I, as many other college students do, am constantly checking what is happening in my friends’ lives on Facebook. I check in between classes, after classes, and before I go to bed at the least. Times are changing though, and now we are not even restricted to seeing what our friends are doing from our computers, we are now able to check Facebook and Twitter from our cell phones. I recently started using an iPhone and the temptation is great to download the application for Facebook and not only check to see the latest news with my friends after class but before, during and after.

I have decided that I must refrain from this temptation, or I will never get anything done. I learned recently though, that this technology is not just limited to Smartphone users.
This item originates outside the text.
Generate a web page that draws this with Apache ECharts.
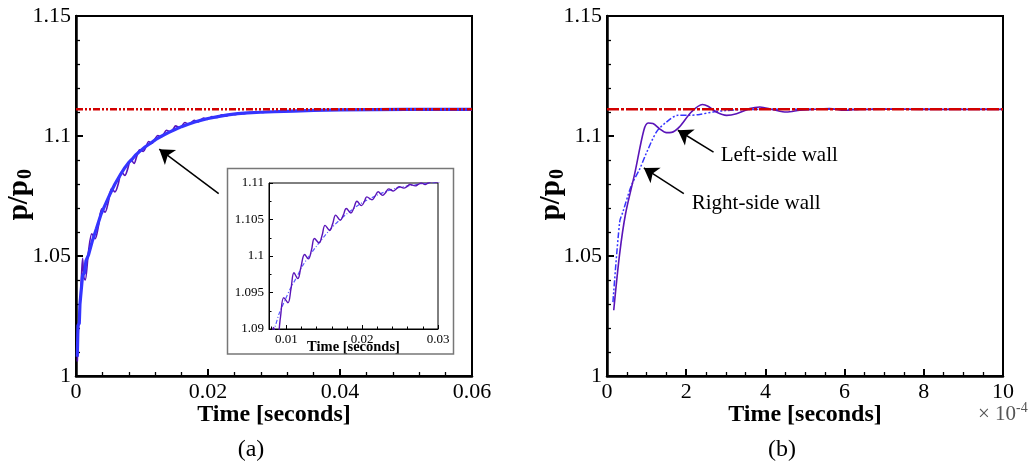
<!DOCTYPE html>
<html><head><meta charset="utf-8">
<script src="https://cdn.jsdelivr.net/npm/echarts@6/dist/echarts.min.js"></script>
<style>html,body{margin:0;padding:0;background:#fff}#c{width:1031px;height:463px}</style>
</head><body><div id="c"></div>
<script>
const FONT = '"Liberation Serif","Times New Roman",serif';

// ---- Panel (a): time [s] vs p/p0 ----
const leftWallA = [
  [0.0002,1.006],[0.0004,1.022],[0.0006,1.029],[0.0008,1.040],[0.0010,1.049],[0.0012,1.041],
  [0.0014,1.040],[0.0019,1.052],[0.0024,1.0593],[0.0029,1.0572],[0.0034,1.0625],[0.0039,1.0697],
  [0.0044,1.0683],[0.0049,1.0725],[0.0054,1.0781],[0.0059,1.0767],[0.0064,1.0800],[0.0069,1.0850],
  [0.0074,1.0836],[0.0078,1.0860],[0.0083,1.0902],[0.0088,1.0886],[0.0092,1.0915],[0.00965,1.0943],
  [0.0102,1.0936],[0.0106,1.0955],[0.0110,1.0977],[0.0115,1.0969],[0.0119,1.0984],[0.0124,1.1002],
  [0.0129,1.0996],[0.0133,1.1008],[0.0137,1.1024],[0.0143,1.1018],[0.0147,1.1028],[0.0151,1.1042],
  [0.0157,1.1035],[0.0161,1.1044],[0.0165,1.1056],[0.0171,1.1049],[0.0175,1.1056],[0.0179,1.1065],
  [0.0185,1.1059],[0.0189,1.1066],[0.0193,1.1075],[0.0199,1.1069],[0.0203,1.1075],[0.0206,1.1081],
  [0.0213,1.1077],[0.0217,1.1082],[0.0221,1.1088],[0.0227,1.1083],[0.0231,1.1087],[0.0235,1.1092],
  [0.0241,1.1089],[0.0245,1.1092],[0.0249,1.1095],[0.0255,1.1093],[0.0259,1.1095],[0.0263,1.1098],
  [0.0270,1.1096],[0.0274,1.1098],[0.0278,1.1100],[0.0283,1.1098],[0.0287,1.1100],[0.0292,1.1102],
  [0.0297,1.1101],[0.0305,1.1103],[0.0320,1.1105],[0.0340,1.1107],[0.0370,1.1109],[0.0400,1.1110],
  [0.0450,1.1111],[0.0600,1.1111]
];
const rightWallA = [
  [0.0002,1.008],[0.0003,1.021],[0.0005,1.022],[0.0006,1.030],[0.0009,1.030],[0.0010,1.042],
  [0.0013,1.043],[0.0015,1.048],[0.0019,1.0505],[0.0025,1.0565],[0.0031,1.0615],[0.0038,1.0675],
  [0.0044,1.0712],[0.0051,1.0755],[0.0059,1.0800],[0.0068,1.0842],[0.0074,1.0868],[0.0080,1.0890],
  [0.0085,1.0903],[0.0090,1.0920],[0.0097,1.0937],[0.0105,1.0955],[0.0113,1.0970],[0.0121,1.0986],
  [0.0130,1.1000],[0.0140,1.1014],[0.0150,1.1027],[0.0160,1.1039],[0.0170,1.1049],[0.0180,1.1058],
  [0.0190,1.1066],[0.0200,1.1073],[0.0215,1.1081],[0.0230,1.1088],[0.0245,1.1093],[0.0260,1.1096],
  [0.0280,1.1099],[0.0300,1.1101],[0.0330,1.1104],[0.0360,1.1107],[0.0400,1.1109],[0.0450,1.1110],
  [0.0500,1.1111],[0.0600,1.1111]
];
const equilibriumA = [[0, 1.1111], [0.06, 1.1111]];

// ---- Panel (b): time in units of 1e-4 s ----
const leftWallB = [
  [0.17,1.0274],[0.32,1.051],[0.47,1.0677],[0.70,1.0843],[0.93,1.1024],[1.04,1.1054],[1.16,1.1052],
  [1.33,1.1030],[1.50,1.1014],[1.63,1.1015],[1.83,1.1038],[2.13,1.1100],[2.41,1.1131],[2.55,1.1124],
  [2.76,1.1100],[3.02,1.1086],[3.27,1.1093],[3.60,1.1114],[3.86,1.1121],[4.19,1.1110],[4.53,1.1100],
  [4.87,1.1107],[5.20,1.1111],[5.62,1.1114],[6.00,1.1107],[6.38,1.1111],[7.0,1.1112],[8.0,1.1111],
  [9.0,1.1111],[10.0,1.1111]
];
const rightWallB = [
  [0.15,1.0308],[0.32,1.0642],[0.40,1.0683],[0.62,1.0795],[0.83,1.0864],[0.99,1.0927],[1.25,1.1017],
  [1.50,1.1058],[1.79,1.1086],[2.05,1.1086],[2.34,1.1090],[2.68,1.1100],[3.0,1.1106],[3.4,1.1110],
  [4.0,1.1111],[6.0,1.1111],[8.0,1.1111],[10.0,1.1111]
];
const equilibriumB = [[0, 1.1111], [10, 1.1111]];

// inset tick values
const insetMajorX = [0.01, 0.02, 0.03];
const insetMinorX = [0.008, 0.012, 0.014, 0.016, 0.018, 0.022, 0.024, 0.026, 0.028];

const PURPLE = '#5a14b8', BLUE = '#3535ff', RED = '#d20000';

function mainX(grid, min, max, interval, split, name) {
  return {
    gridIndex: grid, type: 'value', min, max, interval,
    axisLine: { lineStyle: { color: '#000', width: 2.5 } },
    axisTick: { inside: true, length: 7, lineStyle: { color: '#000', width: 2 } },
    minorTick: { show: true, splitNumber: split, length: 4, lineStyle: { color: '#000', width: 1.3 } },
    splitLine: { show: false }, minorSplitLine: { show: false },
    axisLabel: { fontFamily: FONT, fontSize: 22, color: '#000', margin: 5 },
    name, nameLocation: 'middle', nameGap: 27, nameMoveOverlap: false,
    nameTextStyle: { fontFamily: FONT, fontSize: 24, fontWeight: 'bold', color: '#000' }
  };
}
function mainY(grid) {
  return {
    gridIndex: grid, type: 'value', min: 1, max: 1.15, interval: 0.05,
    axisLine: { lineStyle: { color: '#000', width: 2.5 } },
    axisTick: { inside: true, length: 7, lineStyle: { color: '#000', width: 2 } },
    minorTick: { show: true, splitNumber: 5, length: 4, lineStyle: { color: '#000', width: 1.3 } },
    splitLine: { show: false }, minorSplitLine: { show: false },
    axisLabel: { fontFamily: FONT, fontSize: 22, color: '#000', margin: 5 }
  };
}

const chart = echarts.init(document.getElementById('c'), null, { renderer: 'canvas' });
const option = {
  animation: false,
  backgroundColor: '#fff',
  grid: [
    { left: 76, top: 16, width: 396, height: 360, show: true, borderColor: '#000', borderWidth: 2, containLabel: false, outerBoundsMode: 'none' },
    { left: 269, top: 183, width: 169, height: 146, show: true, borderColor: '#000', borderWidth: 1, backgroundColor: '#fff', z: 3, containLabel: false, outerBoundsMode: 'none' },
    { left: 607, top: 16, width: 396, height: 360, show: true, borderColor: '#000', borderWidth: 2, containLabel: false, outerBoundsMode: 'none' }
  ],
  xAxis: [
    mainX(0, 0, 0.06, 0.02, 5, 'Time [seconds]'),
    {
      gridIndex: 1, type: 'value', min: 0.0077, max: 0.03, z: 4,
      axisLine: { lineStyle: { color: '#000', width: 1 } },
      axisTick: { inside: true, length: 4, customValues: insetMajorX, lineStyle: { color: '#000', width: 1 } },
      splitLine: { show: false },
      axisLabel: { customValues: insetMajorX, fontFamily: FONT, fontSize: 13, color: '#000', margin: 4 },
      name: 'Time [seconds]', nameLocation: 'middle', nameGap: 11, nameMoveOverlap: false,
      nameTextStyle: { fontFamily: FONT, fontSize: 14.5, fontWeight: 'bold', color: '#000' }
    },
    {
      gridIndex: 1, type: 'value', min: 0.0077, max: 0.03, z: 4, position: 'bottom',
      axisLine: { show: false },
      axisTick: { inside: true, length: 2.5, customValues: insetMinorX, lineStyle: { color: '#000', width: 1 } },
      splitLine: { show: false }, axisLabel: { show: false }
    },
    mainX(2, 0, 10, 2, 4, 'Time [seconds]')
  ],
  yAxis: [
    mainY(0),
    {
      gridIndex: 1, type: 'value', min: 1.09, max: 1.11, interval: 0.005, z: 4,
      axisLine: { lineStyle: { color: '#000', width: 1 } },
      axisTick: { inside: true, length: 4, lineStyle: { color: '#000', width: 1 } },
      minorTick: { show: true, splitNumber: 2, length: 2.5, lineStyle: { color: '#000', width: 1 } },
      splitLine: { show: false }, minorSplitLine: { show: false },
      axisLabel: { fontFamily: FONT, fontSize: 13, color: '#000', margin: 5 }
    },
    mainY(2)
  ],
  series: [
    { name: 'Left-side wall', type: 'line', xAxisIndex: 0, yAxisIndex: 0, data: leftWallA, showSymbol: false, symbol: 'none',
      smooth: 0.3, lineStyle: { color: PURPLE, width: 1.6 }, z: 2 },
    { name: 'Right-side wall', type: 'line', xAxisIndex: 0, yAxisIndex: 0, data: rightWallA, showSymbol: false, symbol: 'none',
      lineStyle: { color: BLUE, width: 3.2 }, z: 3 },
    { name: 'Equilibrium', type: 'line', xAxisIndex: 0, yAxisIndex: 0, data: equilibriumA, showSymbol: false, symbol: 'none',
      lineStyle: { color: RED, width: 2.5, type: [7, 2, 2, 2, 2, 2] }, z: 4,
      markLine: { silent: true, symbol: ['none', 'arrow'], symbolSize: 14, label: { show: false },
        lineStyle: { color: '#000', width: 1.5, type: 'solid' },
        data: [[{ coord: [0.02162, 1.0760] }, { coord: [0.01262, 1.0945] }]] } },
    { name: 'Left-side wall', type: 'line', xAxisIndex: 1, yAxisIndex: 1, data: leftWallA, showSymbol: false, symbol: 'none',
      smooth: 0.4, lineStyle: { color: PURPLE, width: 1.4 }, z: 6 },
    { name: 'Right-side wall', type: 'line', xAxisIndex: 1, yAxisIndex: 1, data: rightWallA, showSymbol: false, symbol: 'none',
      smooth: 0.3, lineStyle: { color: '#5a5aff', width: 1.2, type: [4, 2, 1, 2] }, z: 5 },
    { name: 'Left-side wall', type: 'line', xAxisIndex: 3, yAxisIndex: 2, data: leftWallB, showSymbol: false, symbol: 'none',
      smooth: 0.3, lineStyle: { color: PURPLE, width: 1.6 }, z: 3 },
    { name: 'Right-side wall', type: 'line', xAxisIndex: 3, yAxisIndex: 2, data: rightWallB, showSymbol: false, symbol: 'none',
      smooth: 0.3, lineStyle: { color: BLUE, width: 1.5, type: [6, 2, 2, 2, 2, 2] }, z: 2 },
    { name: 'Equilibrium', type: 'line', xAxisIndex: 3, yAxisIndex: 2, data: equilibriumB, showSymbol: false, symbol: 'none',
      lineStyle: { color: RED, width: 2.5, type: [12, 2, 3, 2] }, z: 4,
      markLine: { silent: true, symbol: ['none', 'arrow'], symbolSize: 14, label: { show: false },
        lineStyle: { color: '#000', width: 1.5, type: 'solid' },
        data: [
          [{ coord: [2.69, 1.0933] }, { coord: [1.79, 1.1024] }],
          [{ coord: [1.94, 1.0760] }, { coord: [0.93, 1.0867] }]
        ] } }
  ]
};
chart.setOption(option);

// rotated "p/p0" axis titles with a lowered subscript
function pTitle(x, y, big, small, drop) {
  return {
    type: 'group', x, y, rotation: Math.PI / 2, z: 10,
    children: [
      { type: 'text', x: 0, y: 0, style: { text: 'p/p', font: 'bold ' + big + 'px ' + FONT, fill: '#000', textAlign: 'right', textVerticalAlign: 'middle' } },
      { type: 'text', x: 1, y: drop, style: { text: '0', font: 'bold ' + small + 'px ' + FONT, fill: '#000', textAlign: 'left', textVerticalAlign: 'middle' } }
    ]
  };
}

const lw = chart.convertToPixel({ gridIndex: 2 }, [2.87, 1.092]);
const rw = chart.convertToPixel({ gridIndex: 2 }, [2.14, 1.072]);
chart.setOption({
  graphic: [
    { type: 'rect', z: 1, shape: { x: 227.5, y: 168.5, width: 226, height: 185.5 },
      style: { fill: '#fff', stroke: '#777', lineWidth: 1.5 } },
    pTitle(20, 180, 29, 20, 6),
    pTitle(552, 180, 29, 20, 6),
    pTitle(240, 262, 15, 10, 3),
    { type: 'text', x: lw[0], y: lw[1], style: { text: 'Left-side wall', font: '21px ' + FONT, fill: '#000', textVerticalAlign: 'middle' } },
    { type: 'text', x: rw[0], y: rw[1], style: { text: 'Right-side wall', font: '21px ' + FONT, fill: '#000', textVerticalAlign: 'middle' } },
    { type: 'text', x: 251, y: 450, style: { text: '(a)', font: '24px ' + FONT, fill: '#000', textAlign: 'center', textVerticalAlign: 'middle' } },
    { type: 'text', x: 782, y: 450, style: { text: '(b)', font: '24px ' + FONT, fill: '#000', textAlign: 'center', textVerticalAlign: 'middle' } },
    { type: 'text', x: 978, y: 414, style: {
        text: '{a|\u00d7 10}{b|-4}', textVerticalAlign: 'middle',
        rich: { a: { fontFamily: FONT, fontSize: 21, fill: '#555', color: '#555' },
                b: { fontFamily: FONT, fontSize: 14, fill: '#555', color: '#555', padding: [0, 0, 12, 0] } } } }
  ]
});
</script></body></html>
If you use a regular cell phone you can choose to have certain peoples’ status updates or tweets sent straight to your phone, you just have to choose who you want to hear from and change the settings.

In my opinion, this creates a sort of information overload by way of social media. As college students and consumers in general we are surrounded by media and technology every day, but we eventually see the need to take a break from all of it. We shut down our computers and turn off our televisions and try to work on something else, but we rarely turn off our cell phones in case someone wants to get in contact with us. This technology gives us the opportunity for people to tell us about their lives without even trying to call or text us.



We have seen the time come when we now use cell phones as our main means of communication, but now, amongst the thousands of text messages we send and receive each month, it is now possible to check up on our friends social lives. Maybe I’m just old-fashioned, but I see this use of cell phones and social media hindering our communication with others at times, and when the two are combined into one device (the cell phone), the problem seems to become much worse.

3 comments about "Social Media and the Cell Phone".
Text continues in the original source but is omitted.